Posts Tagged ‘armenia’

Armenian work pants: pure perverted evil

Thursday, January 26th, 2006

About ten years ago, I was living in a shitty little apartment in a drab, white-trash neighborhood. I was about twenty-one years old and my life revolved around getting fucked up, sleeping, puking and smoking. Sometimes I’d combine one or more together for kicks because I was an angry little fucker and I liked it that way.

One afternoon, after waking up naked and extremely hung-over, I scrounged around and discovered that I was completely out of cigarettes. I was chain-smoking bastard at that point in my life, so this simply would not do. I needed to run to the corner store to further martyr my lung cilia.

Bleary and with head a-throbbing, I still had the common sense to not run out the door completely naked. I threw on a T-shirt and slapped on a pair of these Armenian work pants that I’d found in some Army-Navy surplus store. I’ve no idea if real-life Armenians actually did any work in them, but I kind of liked them. They were dark blue pants that instead of having a zipper or button fly, they used an overlapping contraption that closest resembled how the crotches of tighty-whiteys are set up. It looked completely normal to me and for some reason, I was partial to them. Perhaps it was the drugs.

Since I planned on coming right back, I threw these pants on without bothering to put on anything underneath and hit the street, heading for the corner store.

Ahead of me was a family on their porch. Father and mother, sitting around while several children ran about, screeching and giggling as the fucked up little parasites are known to do. One of the children came running in my direction, chasing after an inflated rubber ball. When the ball neared me, I crouched down, picked it up and gently lobbed it back in the kid’s direction.

Suddenly, the kid starts bawling, turns tail and runs to her parents. The mother looks at me and offers up a “Oh Jesus fucking Christ” to the heavens and the father starts eyeing at me like he’s about to beat me half to death.

It was about that time that I began to notice a draft.

I glanced down and saw to my sheer fucking horror that a force beyond my control, be it fate, karma or physics had caused my dearest pieces to be exposed. I was hanging out. The flag wasn’t raised—thank whatever Gods responsible, but it was definitely flying in the wind.

Somehow in bending to get the ball, the fly-contraption on these Armenian work pants had managed to shift a little here, a little there and now here I was, standing in front of some white trash family on a Sunday afternoon, hung-over with my dick hanging out. The older children stood there, slack-jawed—the image of my face being burned into their brains as the role model to compare all future examples of “bad men” against. Score one for daveb.

I may have little or no redeeming qualities and I may just be an overall useless leech of an asshole but one thing I am most certainly not is a pervert that whips his junk out, especially in front of children. I was fully mortified.

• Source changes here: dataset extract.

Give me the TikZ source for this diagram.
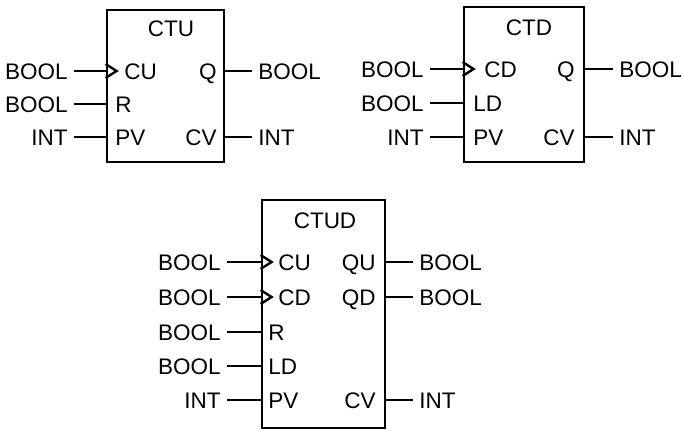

As quick as I could I stuffed that shit back in and took off as fast as possible without actually breaking into a run. There was just no point in trying to explain myself and the curious contraption that made up the crotch of my Armenian work pants. I hit the store and chain-smoked my way home, taking care to walk a much longer and completely different route. I was to maintain this new route for the remainder of my time living in this neighborhood.

I have not worn Armenian work pants since that day.